TASK DIRECTIONS:
Identify and reproduce every line holding the string "that".

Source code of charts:
☆ ☆ ☆ ☆

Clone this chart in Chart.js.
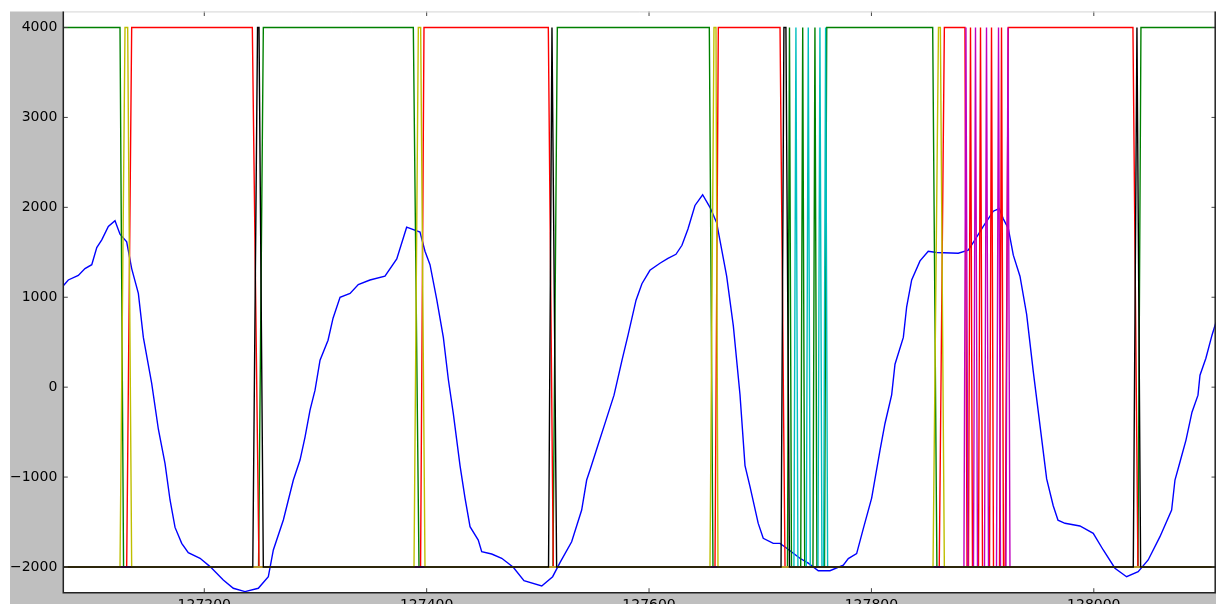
<!DOCTYPE html>
<html>
<head>
<meta charset="utf-8">
<script src="https://cdn.jsdelivr.net/npm/chart.js@4.4.0/dist/chart.umd.min.js"></script>
<style>
  html, body { margin: 0; padding: 0; background: #fff; overflow: hidden; }
  #wrap { width: 1216px; height: 604px; overflow: hidden; }
</style>
</head>
<body>
<div id="wrap"><canvas id="plot" width="1216" height="620"></canvas></div>
<script>
// axis ticks
const xTicks = [127200, 127400, 127600, 127800, 128000];
const xTickLabels = ["127200", "127400", "127600", "127800", "128000"];
const yTicks = [-2000, -1000, 0, 1000, 2000, 3000, 4000];
const yTickLabels = ["\u22122000", "\u22121000", "0", "1000", "2000", "3000", "4000"];

// analog signal (blue)
const blueX = [
  127073.2, 127077.7, 127086.7, 127092.7, 127098.8, 127103.3, 127107.8, 127113.7, 127119.7, 127124.2,
  127130.2, 127134.7, 127140.7, 127145.2, 127152.7, 127158.7, 127164.7, 127169.2, 127173.7, 127179.7,
  127185.6, 127196.2, 127205.2, 127217.1, 127226.1, 127236.6, 127248.6, 127257.6, 127262.1, 127271.1,
  127280.1, 127286.1, 127290.6, 127295.1, 127299.6, 127304.1, 127311.3, 127315.8, 127322.1, 127331.1,
  127338.5, 127349.0, 127362.5, 127373.1, 127382.0, 127394.0, 127398.5, 127403.0, 127409.0, 127415.0,
  127419.5, 127424.0, 127430.0, 127434.5, 127439.0, 127446.4, 127449.5, 127458.5, 127467.5, 127477.9,
  127487.5, 127503.5, 127513.3, 127519.9, 127530.4, 127539.4, 127543.9, 127546.9, 127554.1, 127561.3,
  127568.5, 127575.7, 127581.1, 127588.3, 127593.6, 127600.8, 127609.8, 127617.0, 127624.2, 127629.6,
  127635.0, 127641.3, 127648.2, 127654.8, 127660.8, 127669.8, 127675.8, 127681.8, 127686.3, 127690.8,
  127698.2, 127702.7, 127711.7, 127717.8, 127723.8, 127735.7, 127743.2, 127752.2, 127762.7, 127774.7,
  127779.2, 127786.7, 127792.7, 127800.2, 127807.7, 127812.2, 127818.2, 127821.2, 127828.7, 127831.7,
  127836.2, 127843.7, 127851.1, 127858.7, 127878.1, 127887.1, 127893.1, 127900.6, 127909.6, 127915.0,
  127918.6, 127923.1, 127927.6, 127933.6, 127939.6, 127945.6, 127951.6, 127957.6, 127963.5, 127967.8,
  127974.1, 127987.5, 127999.5, 128008.5, 128019.0, 128029.5, 128039.9, 128048.9, 128059.5, 128070.0,
  128073.0, 128077.5, 128082.9, 128088.3, 128093.7, 128095.5, 128100.8, 128106.3, 128109.9
];
const blueY = [
  1128, 1192, 1243, 1319, 1362, 1553, 1638, 1787, 1851, 1702,
  1617, 1319, 1043, 553, 43, -468, -851, -1255, -1560, -1737,
  -1841, -1903, -1996, -2144, -2237, -2274, -2237, -2108, -1811, -1477,
  -1033, -811, -555, -255, -33, 300, 522, 767, 1000, 1043,
  1141, 1192, 1234, 1426, 1779, 1724, 1511, 1362, 979, 553,
  85, -298, -872, -1234, -1552, -1700, -1830, -1856, -1903, -2003,
  -2152, -2211, -2108, -1952, -1719, -1367, -1033, -922, -644, -367,
  -89, 300, 578, 967, 1150, 1300, 1378, 1433, 1478, 1578,
  1760, 2021, 2140, 2000, 1830, 1234, 681, -85, -872, -1107,
  -1515, -1681, -1737, -1737, -1792, -1903, -1957, -2042, -2042, -1979,
  -1906, -1851, -1574, -1234, -702, -404, -85, 255, 553, 894,
  1192, 1404, 1511, 1498, 1489, 1524, 1638, 1787, 1957, 1987,
  1872, 1766, 1468, 1234, 809, 170, -426, -1021, -1319, -1480,
  -1514, -1544, -1626, -1811, -2014, -2108, -2052, -1922, -1663, -1366,
  -1033, -833, -589, -278, -89, 133, 322, 578, 722
];

// digital channels (vertices)
const greenX = [127073.2, 127124.2, 127127.4, 127248.8, 127253.1, 127388.0, 127393.1, 127513.6, 127517.5,
  127654.2, 127657.5, 127724.5, 127726.3, 127728.1, 127736.4, 127738.2, 127740.0, 127747.4, 127749.2,
  127751.0, 127757.8, 127759.8, 127855.1, 127858.9, 128039.7, 128042.4, 128110];
const greenY = [4000, 4000, -2000, -2000, 4000, 4000, -2000, -2000, 4000,
  4000, -2000, -2000, 4000, -2000, -2000, 4000, -2000, -2000, 4000,
  -2000, -2000, 4000, 4000, -2000, -2000, 4000, 4000];

const redX = [127073.2, 127130.2, 127134.7, 127243.2, 127249.2, 127394.5, 127397.6, 127509.4, 127513.9,
  127659.3, 127662.3, 127717.8, 127722.3, 127861.0, 127865.6, 127884.1, 127886.0, 127887.3, 127889.1,
  127890.9, 127896.3, 127898.1, 127899.9, 127906.2, 127908.0, 127909.8, 127915.2, 127917.0, 127918.8,
  127920.3, 127923.1, 128035.2, 128039.7, 128110];
const redY = [-2000, -2000, 4000, 4000, -2000, -2000, 4000, 4000, -2000,
  -2000, 4000, 4000, -2000, -2000, 4000, 4000, -2000, -2000, 4000,
  -2000, -2000, 4000, -2000, -2000, 4000, -2000, -2000, 4000, -2000,
  -2000, 4000, 4000, -2000, -2000];

const cyanX = [127073.2, 127730.3, 127732.1, 127733.9, 127741.4, 127743.2, 127745.0, 127751.9, 127753.7,
  127755.5, 127757.0, 127758.8, 127760.6, 128110];
const cyanY = [-2000, -2000, 4000, -2000, -2000, 4000, -2000, -2000, 4000,
  -2000, -2000, 4000, -2000, -2000];

const magentaX = [127073.2, 127883.2, 127885.0, 127886.8, 127891.8, 127893.6, 127895.4, 127901.7, 127903.5,
  127905.3, 127912.5, 127914.3, 127916.1, 127921.0, 127922.8, 127924.6, 128110];
const magentaY = [-2000, -2000, 4000, -2000, -2000, 4000, -2000, -2000, 4000,
  -2000, -2000, 4000, -2000, -2000, 4000, -2000, -2000];

const yellowX = [127073.2, 127124.2, 127128.7, 127131.1, 127134.7, 127388.6, 127392.5, 127394.6, 127398.5,
  127654.8, 127658.4, 127660.2, 127662.0, 127855.4, 127860.3, 127862.0, 127865.6, 128110];
const yellowY = [-2000, -2000, 4000, 4000, -2000, -2000, 4000, 4000, -2000,
  -2000, 4000, 4000, -2000, -2000, 4000, 4000, -2000, -2000];

const blackX = [127073.2, 127243.6, 127247.9, 127249.2, 127253.1, 127509.6, 127512.7, 127516.9,
  127718.7, 127721.3, 127723.1, 127726.3, 128035.5, 128038.8, 128042.1, 128110];
const blackY = [-2000, -2000, 4000, 4000, -2000, -2000, 4000, -2000,
  -2000, 4000, 4000, -2000, -2000, 4000, -2000, -2000];

function pts(xs, ys) {
  return xs.map((x, i) => ({ x: x, y: ys[i] }));
}

function series(xs, ys, color, order) {
  return {
    data: pts(xs, ys),
    borderColor: color,
    borderWidth: 1.4,
    pointRadius: 0,
    tension: 0,
    fill: false,
    order: order
  };
}

// gray figure, white axes, spines and inward ticks like the original plot
const frame = {
  id: "frame",
  beforeDraw(chart) {
    const c = chart.ctx, a = chart.chartArea;
    c.save();
    c.fillStyle = "#ffffff";
    c.fillRect(0, 0, chart.width, chart.height);
    c.fillStyle = "#bfbfbf";
    c.fillRect(10, a.top, chart.width - 10, chart.height - a.top);
    c.fillStyle = "#ffffff";
    c.fillRect(a.left, a.top, a.right - a.left, a.bottom - a.top);
    c.restore();
  },
  afterDraw(chart) {
    const c = chart.ctx, a = chart.chartArea;
    const xs = chart.scales.x, ys = chart.scales.y;
    c.save();
    c.lineWidth = 1;
    c.strokeStyle = "#444";
    c.beginPath();
    xTicks.forEach(v => {
      const p = xs.getPixelForValue(v);
      c.moveTo(p, a.bottom); c.lineTo(p, a.bottom - 4.5);
      c.moveTo(p, a.top); c.lineTo(p, a.top + 4.5);
    });
    yTicks.forEach(v => {
      const p = ys.getPixelForValue(v);
      c.moveTo(a.left, p); c.lineTo(a.left + 4.5, p);
      c.moveTo(a.right, p); c.lineTo(a.right - 4.5, p);
    });
    c.stroke();
    c.strokeStyle = "#dcdcdc";
    c.beginPath();
    c.moveTo(a.left, a.top + 0.5); c.lineTo(a.right, a.top + 0.5);
    c.stroke();
    c.strokeStyle = "#222";
    c.lineWidth = 1.5;
    c.beginPath();
    c.moveTo(a.left, a.top); c.lineTo(a.left, a.bottom);
    c.lineTo(a.right - 0.8, a.bottom); c.lineTo(a.right - 0.8, a.top);
    c.stroke();
    c.restore();
  }
};

new Chart(document.getElementById("plot"), {
  type: "line",
  data: {
    datasets: [
      series(blueX, blueY, "#0000ff", 6),
      series(greenX, greenY, "#008000", 5),
      series(redX, redY, "#ff0000", 4),
      series(cyanX, cyanY, "#00bfbf", 3),
      series(magentaX, magentaY, "#bf00bf", 2),
      series(yellowX, yellowY, "#bfbf00", 1),
      series(blackX, blackY, "#000000", 0)
    ]
  },
  options: {
    responsive: false,
    devicePixelRatio: 1,
    animation: false,
    layout: { padding: { top: 11.5, left: 0, right: 0, bottom: 0 } },
    plugins: { legend: { display: false }, tooltip: { enabled: false } },
    scales: {
      x: {
        type: "linear",
        min: 127073.2,
        max: 128109.9,
        grid: { display: false, drawTicks: false },
        border: { display: false },
        afterBuildTicks: (scale) => { scale.ticks = xTicks.map(v => ({ value: v })); },
        afterFit: (scale) => { scale.height = 27.3; scale.paddingLeft = 0; scale.paddingRight = 0; },
        ticks: {
          autoSkip: false,
          maxRotation: 0,
          padding: 4,
          color: "#000",
          font: { family: "DejaVu Sans", size: 14 },
          callback: (v, i) => xTickLabels[i]
        }
      },
      y: {
        min: -2286,
        max: 4178,
        grid: { display: false, drawTicks: false },
        border: { display: false },
        afterBuildTicks: (scale) => { scale.ticks = yTicks.map(v => ({ value: v })); },
        afterFit: (scale) => { scale.width = 63.3; scale.paddingTop = 0; scale.paddingBottom = 0; },
        ticks: {
          padding: 6,
          color: "#000",
          font: { family: "DejaVu Sans", size: 14 },
          callback: (v, i) => yTickLabels[i]
        }
      }
    }
  },
  plugins: [frame]
});
</script>
</body>
</html>
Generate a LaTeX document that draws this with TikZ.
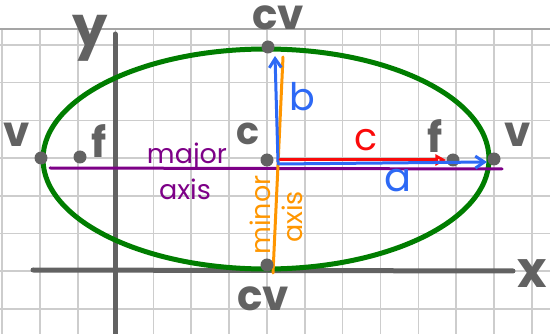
\documentclass[tikz,border=0pt]{standalone}
\usepackage{fontspec}
\setsansfont{Poppins}
\usetikzlibrary{arrows.meta}
\definecolor{gridgray}{RGB}{205,205,205}
\definecolor{gridedge}{RGB}{165,165,165}
\definecolor{pengray}{RGB}{98,98,98}
\definecolor{pengreen}{RGB}{0,125,0}
\definecolor{penblue}{RGB}{45,105,245}
\definecolor{penred}{RGB}{250,10,10}
\definecolor{penorange}{RGB}{255,150,0}
\definecolor{penpurple}{RGB}{125,0,135}

\tikzset{
  dot/.style={circle, fill=pengray, inner sep=0pt, minimum size=13pt},
  graylbl/.style={pengray, font=\sffamily\bfseries\fontsize{42}{42}\selectfont},
  smalllbl/.style={font=\sffamily\fontsize{27}{27}\selectfont},
}

\begin{document}
\begin{tikzpicture}[x=1pt, y=-1pt, line cap=round, line join=round]
    \useasboundingbox (0,0) rectangle (550,334);
    % grid paper
    \foreach \k in {0,...,14} {
      \draw[gridgray, line width=1.6pt] ({2+37.85*\k},29) -- ({2+37.85*\k},334);
    }
    \foreach \k in {0,...,7} {
      \draw[gridgray, line width=1.6pt] (0,{45+37.7*\k}) -- (550,{45+37.7*\k});
    }
    \draw[gridedge, line width=1.6pt] (0,29) -- (550,29);
    % axes
    \coordinate (xstart) at (33,270);
    \coordinate (xend) at (513,271);
    \coordinate (ystart) at (115,334);
    \coordinate (yend) at (115,34);
    \draw[pengray, line width=5pt] (xstart) -- (xend);
    \draw[pengray, line width=5pt] (ystart) -- (yend);
    \node (xlbl) at (532,274) [graylbl, font=\sffamily\bfseries\fontsize{50}{50}\selectfont] {x};
    \node (ylbl) at (90,38) [graylbl, font=\sffamily\bfseries\fontsize{56}{56}\selectfont] {y};
    % ellipse
    \coordinate (ctr) at (266,159);
    \draw[pengreen, line width=5pt] (ctr) ellipse [x radius=223, y radius=110];
    % major and minor axes
    \coordinate (majL) at (50,168);
    \coordinate (majR) at (502,169);
    \coordinate (minT) at (283,57);
    \coordinate (minB) at (273,273);
    \draw[penpurple, line width=3pt] (majL) -- (majR);
    \draw[penorange, line width=3pt] (minT) -- (minB);
    \node (major) at (187,157) [smalllbl, penpurple] {major};
    \node (majaxis) at (185,189) [smalllbl, penpurple] {axis};
    \node (minor) at (260,215) [smalllbl, penorange, rotate=90] {minor};
    \node (minaxis) at (292,217) [smalllbl, penorange, rotate=90] {axis};
    % points
    \node (vL) at (41,158) [dot] {};
    \node (fL) at (80,157) [dot] {};
    \node (cC) at (267,160) [dot] {};
    \node (fR) at (453,160) [dot] {};
    \node (vR) at (494,159) [dot] {};
    \node (cvT) at (268,47) [dot] {};
    \node (cvB) at (267,265) [dot] {};
    \node (vLlbl) at (17,135) [graylbl] {v};
    \node (fLlbl) at (99,141) [graylbl] {f};
    \node (cClbl) at (248,134) [graylbl, font=\sffamily\bfseries\fontsize{38}{38}\selectfont] {c};
    \node (fRlbl) at (435,136) [graylbl] {f};
    \node (vRlbl) at (518,135) [graylbl] {v};
    \node (cvTlbl) at (278,18) [graylbl] {cv};
    \node (cvBlbl) at (263,299) [graylbl] {cv};
    % a, b, c
    \coordinate (bstart) at (278,162);
    \coordinate (bend) at (275,56);
    \coordinate (cstart) at (280,160);
    \coordinate (astart) at (278,164);
    \coordinate (aend) at (487,162);
    \draw[-{Straight Barb[length=9pt, width=12pt]}, penblue, line width=3pt] (bstart) -- (bend);
    \draw[-{Triangle[open, length=11pt, width=11pt]}, penred, line width=3pt] (cstart) -- (fR.west);
    \draw[-{Straight Barb[length=9pt, width=12pt]}, penblue, line width=3pt] (astart) -- (aend);
    \node (blbl) at (302,97) [penblue, font=\sffamily\fontsize{38}{38}\selectfont] {b};
    \node (clbl) at (366,140) [penred, font=\sffamily\fontsize{38}{38}\selectfont] {c};
    \node (albl) at (398,181) [penblue, font=\sffamily\fontsize{40}{40}\selectfont] {a};
  \end{tikzpicture}
\end{document}
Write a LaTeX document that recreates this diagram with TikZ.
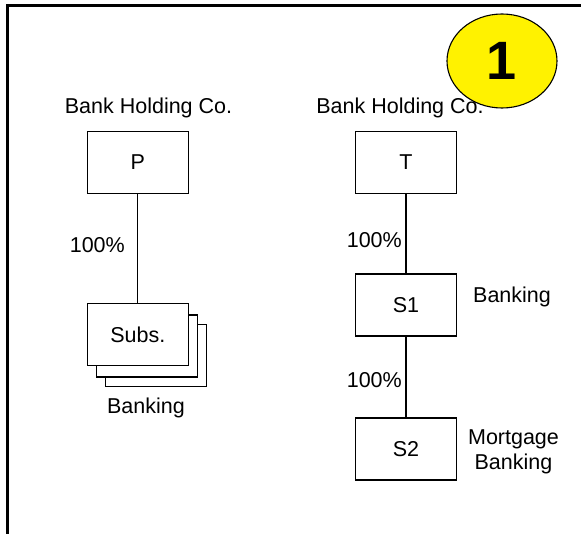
\documentclass[tikz,border=0pt]{standalone}
\usepackage{fontspec}
\setmainfont{Liberation Sans}
\usetikzlibrary{positioning,shapes.geometric}
\tikzset{>=latex}

\begin{document}
\begin{tikzpicture}[x=1pt, y=-1pt,
    every node/.style={font=\fontsize{21.5}{24.7}\selectfont, inner sep=0pt},
    box/.style={draw, line width=1.1pt, fill=white, minimum width=101pt, minimum height=62pt},
    pct/.style={anchor=base east},
    badge/.style={draw, line width=1.1pt, ellipse, fill=yellow, minimum width=110pt, minimum height=94pt,
                  font=\fontsize{54}{60}\selectfont\bfseries}]
    \useasboundingbox (0,0) rectangle (581,534);

    % Frame
    \draw[line width=3pt] (7.3,534) -- (7.3,5.3) -- (581,5.3);

    % Badge
    \node[badge] (num) at (502,61) {1};

    % Nodes
    \node (hcP) [anchor=base] at (148.5,113.3) {Bank Holding Co.};
    \node (hcT) [anchor=base] at (400,113.3) {Bank Holding Co.};
    \node (P) [box] at (137.8,162.5) {P};
    \node (T) [box] at (406,162.5) {T};
    \node (Subs3) [box] at (156.3,355.5) {};
    \node (Subs2) [box] at (147.2,346) {};
    \node (Subs) [box] at (137.8,334.7) {Subs.};
    \node (bankL) [anchor=base] at (146,413.7) {Banking};
    \node (S1) [box] at (406,305) {S1};
    \node (bankR) [anchor=base west] at (473,302.7) {Banking};
    \node (S2) [box] at (406,449) {S2};
    \node (mort) [anchor=base, align=center] at (513.5,469) {Mortgage\\Banking};

    % Lines
    \draw[line width=1.1pt] (P) -- (Subs);
    \draw[line width=1.1pt] (T) -- (S1);
    \draw[line width=1.1pt] (S1) -- (S2);

    % Percentages
    \node (pP) [pct] at (125,253) {100\%};
    \node (pT) [pct] at (402,247.3) {100\%};
    \node (pS) [pct] at (402,387.7) {100\%};
\end{tikzpicture}
\end{document}
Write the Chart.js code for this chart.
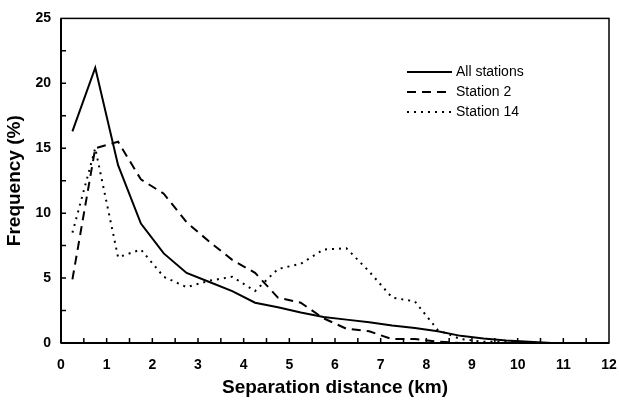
<!DOCTYPE html>
<html>
<head>
<meta charset="utf-8">
<script src="https://cdn.jsdelivr.net/npm/chart.js@4"></script>
<style>
  html, body { margin: 0; padding: 0; background: #fff; }
  #wrap { width: 619px; height: 403px; }
</style>
</head>
<body>
<div id="wrap"><canvas id="myChart" width="619" height="403"></canvas></div>
<script>
const distances = [0.25, 0.75, 1.25, 1.75, 2.25, 2.75, 3.25, 3.75, 4.25, 4.75, 5.25, 5.75,
  6.25, 6.75, 7.25, 7.75, 8.25, 8.75, 9.25, 9.75, 10.25, 10.75, 11.25, 11.75];
const allStations = [16.3, 21.2, 13.7, 9.2, 6.9, 5.4, 4.7, 4.0, 3.1, 2.75, 2.35, 2.0,
  1.8, 1.6, 1.35, 1.15, 0.9, 0.55, 0.35, 0.2, 0.1, 0, 0, 0];
const station2 = [4.9, 15.0, 15.5, 12.6, 11.5, 9.3, 7.8, 6.4, 5.4, 3.5, 3.1, 1.9,
  1.1, 0.9, 0.3, 0.3, 0.1, 0, 0, 0, 0, 0, 0, 0];
const station14 = [8.5, 15.0, 6.6, 7.2, 5.1, 4.3, 4.8, 5.1, 4.0, 5.7, 6.1, 7.2,
  7.3, 5.5, 3.5, 3.2, 1.0, 0.3, 0.1, 0.1, 0, 0, 0, 0];
const seriesNames = ["All stations", "Station 2", "Station 14"];
const xTicks = [0, 1, 2, 3, 4, 5, 6, 7, 8, 9, 10, 11, 12];
const yTicks = [0, 5, 10, 15, 20, 25];

const ctx = document.getElementById("myChart");
const font = "'Liberation Sans', Arial, sans-serif";

const toPoints = (ys) => ys.map((y, i) => ({ x: distances[i], y: y }));

// frame, inward ticks and legend drawn by hand
const framePlugin = {
  id: "frame",
  afterDraw(chart) {
    const c = chart.ctx;
    const a = chart.chartArea;
    const xs = chart.scales.x;
    const ys = chart.scales.y;
    c.save();
    c.strokeStyle = "#000";
    c.lineWidth = 1.5;
    c.strokeRect(a.left, a.top, a.right - a.left, a.bottom - a.top);
    c.lineWidth = 2;
    c.beginPath();
    c.moveTo(a.left, a.bottom);
    c.lineTo(a.right, a.bottom);
    c.moveTo(a.left, a.top);
    c.lineTo(a.left, a.bottom);
    c.stroke();
    c.lineWidth = 1.5;
    c.beginPath();
    for (let v = 0.5; v < 12; v += 0.5) {
      const px = xs.getPixelForValue(v);
      c.moveTo(px, a.bottom);
      c.lineTo(px, a.bottom - 5);
    }
    for (let v = 2.5; v < 25; v += 2.5) {
      const py = ys.getPixelForValue(v);
      c.moveTo(a.left, py);
      c.lineTo(a.left + 5, py);
    }
    c.stroke();

    // legend
    const lx = 407, ly = 72, gap = 20;
    chart.data.datasets.forEach((ds, i) => {
      const y = ly + i * gap;
      c.strokeStyle = "#000";
      c.lineWidth = ds.borderWidth;
      c.setLineDash(ds.borderDash || []);
      c.beginPath();
      c.moveTo(lx, y);
      c.lineTo(lx + 45, y);
      c.stroke();
      c.setLineDash([]);
      c.fillStyle = "#000";
      c.font = "14px " + font;
      c.textBaseline = "middle";
      c.fillText(ds.label, lx + 49, y);
    });
    c.restore();
  },
};

new Chart(ctx, {
  type: "line",
  data: {
    datasets: [
      {
        label: seriesNames[0],
        data: toPoints(allStations),
        borderColor: "#000",
        borderWidth: 2,
      },
      {
        label: seriesNames[1],
        data: toPoints(station2),
        borderColor: "#000",
        borderWidth: 2,
        borderDash: [9, 6],
      },
      {
        label: seriesNames[2],
        data: toPoints(station14),
        borderColor: "#000",
        borderWidth: 2,
        borderDash: [2, 5],
      },
    ],
  },
  plugins: [framePlugin],
  options: {
    responsive: false,
    animation: false,
    layout: { padding: { top: 16, right: 0, left: 0, bottom: 0 } },
    elements: { point: { radius: 0 }, line: { tension: 0 } },
    plugins: {
      legend: { display: false },
      tooltip: { enabled: false },
    },
    scales: {
      x: {
        type: "linear",
        min: 0,
        max: 12,
        afterBuildTicks: (scale) => {
          scale.ticks = xTicks.map((v) => ({ value: v }));
        },
        afterFit: (scale) => {
          scale.height = 60;
          scale.paddingRight = 10;
        },
        grid: { display: false, drawTicks: false },
        border: { display: false },
        ticks: {
          color: "#000",
          padding: 14,
          maxRotation: 0,
          font: { family: font, size: 14, weight: "bold" },
        },
        title: {
          display: true,
          text: "Separation distance (km)",
          color: "#000",
          padding: { top: 5 },
          font: { family: font, size: 19, weight: "bold" },
        },
      },
      y: {
        min: 0,
        max: 25,
        afterBuildTicks: (scale) => {
          scale.ticks = yTicks.map((v) => ({ value: v }));
        },
        afterFit: (scale) => {
          scale.width = 61;
        },
        grid: { display: false, drawTicks: false },
        border: { display: false },
        ticks: {
          color: "#000",
          padding: 10,
          font: { family: font, size: 14, weight: "bold" },
        },
        title: {
          display: true,
          text: "Frequency (%)",
          color: "#000",
          padding: { bottom: 0, top: 3 },
          font: { family: font, size: 19, weight: "bold" },
        },
      },
    },
  },
});
</script>
</body>
</html>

☆ ☆ ☆ ☆

SOLUTION TO THE PROBLEM:
Generate a LaTeX document that draws this with TikZ.
Write a LaTeX document that recreates this diagram with TikZ.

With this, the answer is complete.